Beaucoup d’êtres humains vivent sans se rendre un compte sérieux de leur existence, sans comprendre et presque sans chercher quelles sont les vues de Dieu à leur égard, par rapport à leur individualité aussi bien que par rapport à la société dont ils font partie. Ils passent parmi nous sans se révéler, parce qu’ils végètent sans se connaître, et, bien que leur destinée, si mal développée qu’elle soit, ait toujours son genre d’utilité ou de nécessité conforme aux vues de la Providence, il est fatalement certain que la manifestation de leur vie reste incomplète et moralement inféconde pour le reste des hommes.

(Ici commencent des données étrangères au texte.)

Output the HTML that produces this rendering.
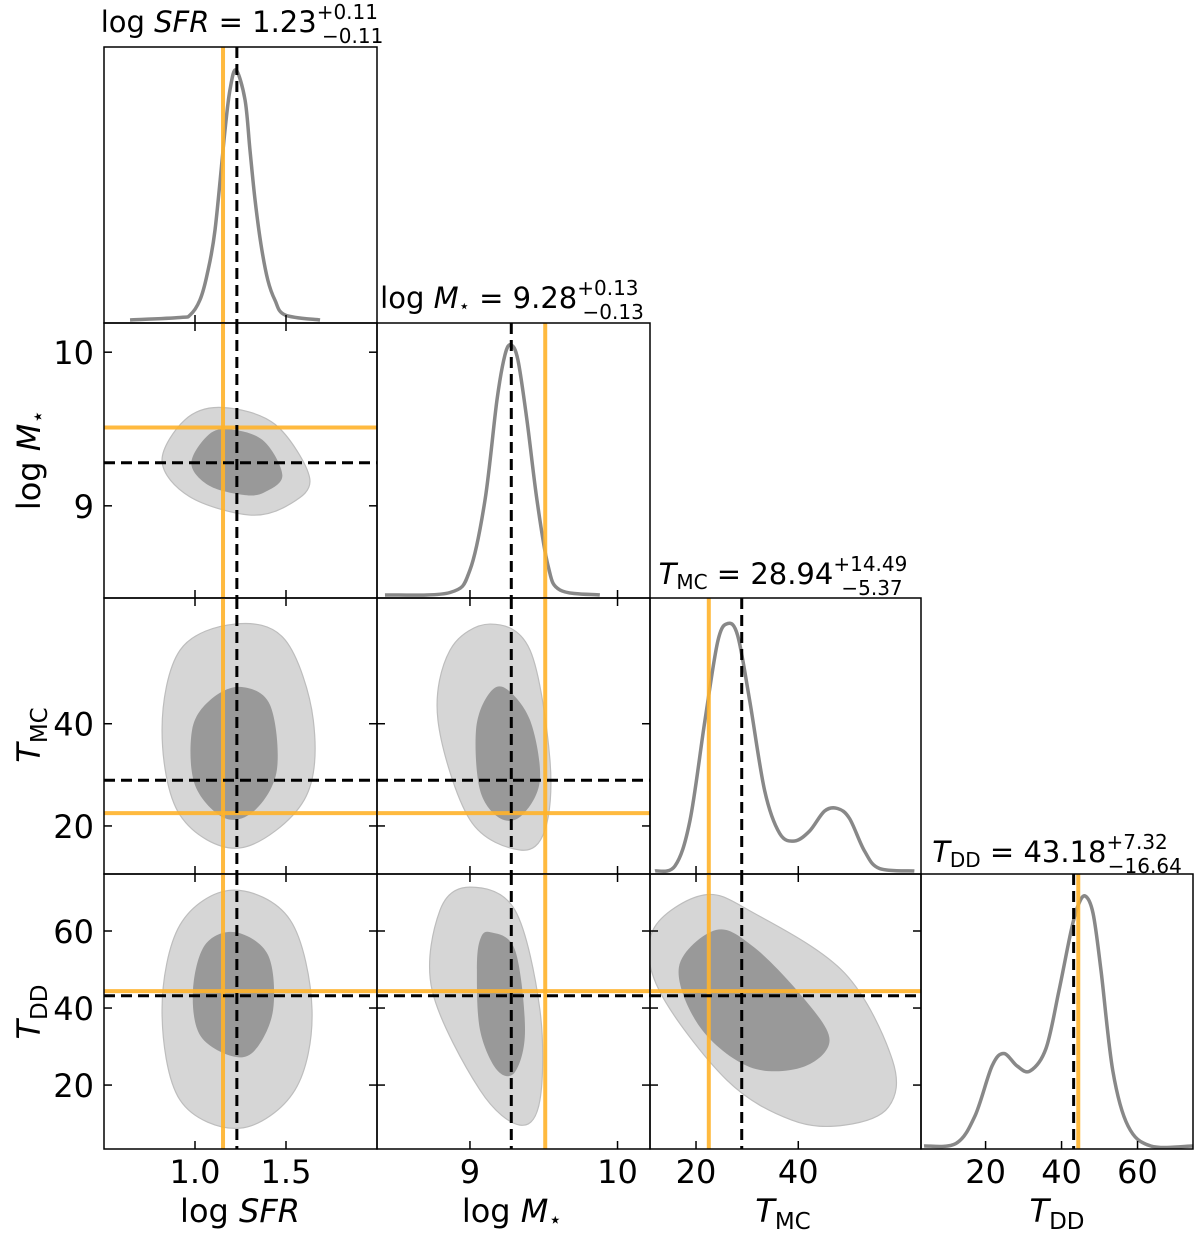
<!DOCTYPE html>
<html><head><meta charset="utf-8"><style>
html,body{margin:0;padding:0;background:#fff}
svg{display:block;font-family:"DejaVu Sans","Liberation Sans",sans-serif}
</style></head><body>
<svg id="fig" width="1200" height="1239" viewBox="0 0 1200 1239" xmlns="http://www.w3.org/2000/svg">
<g id="marks"></g>
<g id="texts" font-size="32" fill="#000">
  <text x="242" y="32" font-size="29" text-anchor="middle">log <tspan font-style="italic">SFR</tspan> = 1.23<tspan font-size="20" dy="-13">+0.11</tspan><tspan font-size="20" dx="-56" dy="24">−0.11</tspan></text>
  <text x="512" y="308" font-size="29" text-anchor="middle">log <tspan font-style="italic">M</tspan><tspan font-size="18" dy="4">⋆</tspan><tspan dy="-4"> = 9.28</tspan><tspan font-size="20" dy="-13">+0.13</tspan><tspan font-size="20" dx="-56" dy="24">−0.13</tspan></text>
  <text x="783" y="584" font-size="29" text-anchor="middle"><tspan font-style="italic">T</tspan><tspan font-size="20" dy="5">MC</tspan><tspan dy="-5"> = 28.94</tspan><tspan font-size="20" dy="-13">+14.49</tspan><tspan font-size="20" dx="-66" dy="24">−5.37</tspan></text>
  <text x="1057" y="862" font-size="29" text-anchor="middle"><tspan font-style="italic">T</tspan><tspan font-size="20" dy="5">DD</tspan><tspan dy="-5"> = 43.18</tspan><tspan font-size="20" dy="-13">+7.32</tspan><tspan font-size="20" dx="-60" dy="24">−16.64</tspan></text>
  <text x="240" y="1222" text-anchor="middle">log <tspan font-style="italic">SFR</tspan></text>
  <text x="512" y="1222" text-anchor="middle">log <tspan font-style="italic">M</tspan><tspan font-size="22" dy="5">⋆</tspan></text>
  <text x="783" y="1222" text-anchor="middle"><tspan font-style="italic">T</tspan><tspan font-size="23" dy="7">MC</tspan></text>
  <text x="1057" y="1222" text-anchor="middle"><tspan font-style="italic">T</tspan><tspan font-size="23" dy="7">DD</tspan></text>
  <text transform="translate(40,460) rotate(-90)" text-anchor="middle">log <tspan font-style="italic">M</tspan><tspan font-size="22" dy="5">⋆</tspan></text>
  <text transform="translate(40,735) rotate(-90)" text-anchor="middle"><tspan font-style="italic">T</tspan><tspan font-size="23" dy="7">MC</tspan></text>
  <text transform="translate(40,1012) rotate(-90)" text-anchor="middle"><tspan font-style="italic">T</tspan><tspan font-size="23" dy="7">DD</tspan></text>
</g>
</svg>
<script>
// ---- data ----
const paramNames = ['logsfr','logm','tmc','tdd'];
const truthValues = [1.23, 9.28, 28.94, 43.18];
const refValues = [1.154, 9.51, 22.5, 44.4];
const ticksSFR = [1.0, 1.5];
const ticksM = [9, 10];
const ticksTMC = [20, 40];
const ticksTDD = [20, 40, 60];
const tickLabelsSFR = ['1.0','1.5'];
const tickLabelsM = ['9','10'];
const tickLabelsTMC = ['20','40'];
const tickLabelsTDD = ['20','40','60'];
// 1D marginals: x values & normalized density
const sfrX = [0.643,0.918,0.973,1.027,1.066,1.11,1.165,1.192,1.225,1.275,1.302,1.33,1.363,1.40,1.439,1.495,1.687];
const sfrD = [0,0.01,0.02,0.08,0.18,0.36,0.76,0.92,1.0,0.88,0.68,0.48,0.30,0.16,0.08,0.02,0];
const mX = [8.424,8.865,9.0,9.102,9.183,9.237,9.278,9.325,9.386,9.454,9.528,9.61,9.88];
const mD = [0,0.01,0.10,0.38,0.78,0.96,1.0,0.94,0.70,0.38,0.12,0.02,0];
const tmcX = [11.98,15.88,18.8,21.73,24.27,26.22,28.17,30.51,33.44,36.37,39.29,42.22,45.15,47.68,50.02,52.95,55.88,62.7];
const tmcD = [0,0.02,0.20,0.60,0.92,0.99,0.94,0.68,0.32,0.15,0.12,0.16,0.24,0.25,0.21,0.08,0.01,0];
const tddX = [3.8,12.2,17.2,21.7,24.8,28.3,31.7,35.9,39.3,42.5,44.3,46.2,48.3,50.4,53.5,57.5,63.5,74.6];
const tddD = [0,0.01,0.12,0.32,0.37,0.32,0.30,0.39,0.62,0.86,0.96,1.0,0.93,0.70,0.30,0.08,0,0];
// 2D contours: [x,y] data points, outer (95%) & inner (68%)
const sfrMOuter = [[0.819,9.29],[0.945,9.56],[1.148,9.64],[1.44,9.53],[1.63,9.18],[1.52,9.01],[1.30,8.94],[0.97,9.06]];
const sfrMInner = [[0.98,9.27],[1.055,9.44],[1.165,9.50],[1.37,9.43],[1.48,9.20],[1.385,9.09],[1.275,9.07],[1.08,9.13]];
const sfrTmcOuter = [[1.22,59.5],[1.495,56.4],[1.65,40.7],[1.60,25.1],[1.247,15.7],[0.918,22.1],[0.819,38.8],[0.918,54.4]];
const sfrTmcInner = [[1.247,47.2],[1.412,43.7],[1.45,31.0],[1.33,23.1],[1.165,21.5],[1.0,28.0],[0.984,38.8],[1.082,44.6]];
const mTmcOuter = [[9.136,59.5],[9.407,54.4],[9.542,32.9],[9.508,19.2],[9.339,15.3],[9.0,21.2],[8.783,40.7],[8.865,54.4]];
const mTmcInner = [[9.237,47.0],[9.407,40.7],[9.474,29.0],[9.352,22.1],[9.203,21.5],[9.068,27.0],[9.041,38.8],[9.122,45.6]];
const sfrTddOuter = [[1.203,70.6],[1.522,62.9],[1.643,39.5],[1.549,18.7],[1.247,8.8],[0.918,16.1],[0.819,39.5],[0.918,61.6]];
const sfrTddInner = [[1.22,59.7],[1.401,53.8],[1.429,39.5],[1.33,29.1],[1.203,27.5],[1.027,33.0],[0.989,44.7],[1.055,56.4]];
const mTddOuter = [[9.0,71.4],[9.305,65.4],[9.474,39.5],[9.474,16.1],[9.339,9.6],[9.068,18.7],[8.743,44.7],[8.797,65.4]];
const mTddInner = [[9.136,59.7],[9.305,55.1],[9.373,34.3],[9.305,23.4],[9.183,23.9],[9.068,34.3],[9.047,49.9],[9.068,57.7]];
const tmcTddOuter = [[21.54,69.35],[31.29,64.67],[49.05,49.09],[58.41,26.49],[57.63,14.28],[49.05,9.6],[38.71,10.9],[26.02,21.29],[12.76,44.67],[11.59,60.25]];
const tmcTddInner = [[23.88,60.25],[31.29,55.84],[40.85,42.85],[46.12,31.68],[40.85,24.67],[30.51,24.67],[20.76,35.06],[16.66,50.64]];

// ---- layout ----
const colX = [104,377,650,921,1193];
const rowY = [47,323,598,874,1149];
const ranges = [[0.5,2.0],[8.37,10.22],[11.0,64.0],[3.0,74.6]];
const yRanges = [null,[8.40,10.19],[10.6,64.6],[3.4,74.8]];
const allTicks = [ticksSFR,ticksM,ticksTMC,ticksTDD];
const allTickLabels = [tickLabelsSFR,tickLabelsM,tickLabelsTMC,tickLabelsTDD];
const NS='http://www.w3.org/2000/svg';
const G=document.getElementById('marks');
function mk(tag,attrs,parent){const e=document.createElementNS(NS,tag);for(const k in attrs)e.setAttribute(k,attrs[k]);(parent||G).appendChild(e);return e;}
function sx(c,v){const r=ranges[c];return colX[c]+(v-r[0])/(r[1]-r[0])*(colX[c+1]-colX[c]);}
function sy(r,v){const q=yRanges[r];return rowY[r+1]-(v-q[0])/(q[1]-q[0])*(rowY[r+1]-rowY[r]);}
function closedPath(pts){const n=pts.length;let d='M'+pts[0][0]+','+pts[0][1];
  for(let i=0;i<n;i++){const p0=pts[(i-1+n)%n],p1=pts[i],p2=pts[(i+1)%n],p3=pts[(i+2)%n];
    d+=' C'+(p1[0]+(p2[0]-p0[0])/6)+','+(p1[1]+(p2[1]-p0[1])/6)+' '+(p2[0]-(p3[0]-p1[0])/6)+','+(p2[1]-(p3[1]-p1[1])/6)+' '+p2[0]+','+p2[1];}
  return d+'Z';}
function openPath(pts){let d='M'+pts[0][0]+','+pts[0][1];const n=pts.length;
  for(let i=0;i<n-1;i++){const p0=pts[Math.max(i-1,0)],p1=pts[i],p2=pts[i+1],p3=pts[Math.min(i+2,n-1)];
    d+=' C'+(p1[0]+(p2[0]-p0[0])/6)+','+(p1[1]+(p2[1]-p0[1])/6)+' '+(p2[0]-(p3[0]-p1[0])/6)+','+(p2[1]-(p3[1]-p1[1])/6)+' '+p2[0]+','+p2[1];}
  return d;}

const contours = {'1-0':[sfrMOuter,sfrMInner],'2-0':[sfrTmcOuter,sfrTmcInner],'2-1':[mTmcOuter,mTmcInner],
  '3-0':[sfrTddOuter,sfrTddInner],'3-1':[mTddOuter,mTddInner],'3-2':[tmcTddOuter,tmcTddInner]};
const marg = [[sfrX,sfrD],[mX,mD],[tmcX,tmcD],[tddX,tddD]];

for(let r=0;r<4;r++){for(let c=0;c<=r;c++){
  const x0=colX[c],x1=colX[c+1],y0=rowY[r],y1=rowY[r+1];
  const g=mk('g',{});
  
  
  const cid='clip'+r+c;
  const cp=mk('clipPath',{id:cid},g);mk('rect',{x:x0,y:y0,width:x1-x0,height:y1-y0},cp);
  const inner=mk('g',{'clip-path':'url(#'+cid+')'},g);
  if(r===c){
    const [xs,ds]=marg[c];
    const pts=xs.map((v,i)=>[sx(c,v),y1-3-ds[i]*250]);
    const p=mk('path',{d:openPath(pts),fill:'none',stroke:'#888',"stroke-width":3.5},inner);
    
    
  } else {
    const [o,i2]=contours[r+'-'+c];
    const po=mk('path',{d:closedPath(o.map(p=>[sx(c,p[0]),sy(r,p[1])])),fill:'#d6d6d6',stroke:'#bdbdbd','stroke-width':1.2},inner);
    
    
    const pi=mk('path',{d:closedPath(i2.map(p=>[sx(c,p[0]),sy(r,p[1])])),fill:'#999'},inner);
    
    
    const hy=sy(r,refValues[r]);
    const ho=mk('line',{x1:x0,x2:x1,y1:hy,y2:hy,stroke:'#ffb22a','stroke-opacity':0.9,'stroke-width':4},inner);
    
    
  }
  const vx=sx(c,refValues[c]);
  const vo=mk('line',{x1:vx,x2:vx,y1:y0,y2:y1,stroke:'#ffb22a','stroke-opacity':0.9,'stroke-width':4},inner);
  
  
  if(r!==c){const hb=sy(r,truthValues[r]);
    const hl=mk('line',{x1:x0,x2:x1,y1:hb,y2:hb,stroke:'#000','stroke-width':3,'stroke-dasharray':'11,6'},inner);
    
    }
  const bx=sx(c,truthValues[c]);
  const vl=mk('line',{x1:bx,x2:bx,y1:y0,y2:y1,stroke:'#000','stroke-width':3,'stroke-dasharray':'11,6'},inner);
  
  
  mk('rect',{x:x0,y:y0,width:x1-x0,height:y1-y0,fill:'none',stroke:'#000','stroke-width':1.5},g);
  allTicks[c].forEach((t,i)=>{const tx=sx(c,t);
    mk('line',{x1:tx,x2:tx,y1:y1,y2:y1-8,stroke:'#000','stroke-width':1.5},g);
    if(r!==c) mk('line',{x1:tx,x2:tx,y1:y0,y2:y0+8,stroke:'#000','stroke-width':1.5},g);
    if(r===3){const tl=mk('text',{x:tx,y:1183,'font-size':32,'text-anchor':'middle'},g);tl.textContent=allTickLabels[c][i];
      
      }
  });
  if(r!==c){allTicks[r].forEach((t,i)=>{const ty=sy(r,t);
    mk('line',{x1:x0,x2:x0+8,y1:ty,y2:ty,stroke:'#000','stroke-width':1.5},g);
    mk('line',{x1:x1,x2:x1-8,y1:ty,y2:ty,stroke:'#000','stroke-width':1.5},g);
    if(c===0){const tl=mk('text',{x:x0-10,y:ty+12,'font-size':32,'text-anchor':'end'},g);tl.textContent=allTickLabels[r][i];
      
      }
  });}
}}
</script>
</body></html>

La source la plus vivante et la plus religieuse du progrès de l’esprit humain, c’est, pour parler la langue de mon temps, la notion de solidarité[1]. Les hommes de tous les temps l’ont senti instinctivement ou distinctement, et toutes les fois qu’un individu s’est trouvé investi du don plus ou moins développé de manifester sa propre vie, il a été entraîné à cette manifestation par le désir de ses proches ou par une voix intérieure non moins puissante. Il lui a semblé alors remplir une obligation, et c’en était une, en effet, soit qu’il eût à raconter les événements historiques dont il avait été le témoin, soit qu’il eût fréquenté d’importantes individualités, soit enfin qu’il eût voyagé et apprécié les hommes et les choses extérieures à un point de vue quelconque.

Il y a encore un genre de travail personnel qui a été plus rarement accompli, et qui, selon moi, a une utilité tout aussi grande, c’est celui qui consiste à raconter la vie

  1. On eût dit sensibilité au siècle dernier, charité antérieurement, fraternité il y a cinquante ans.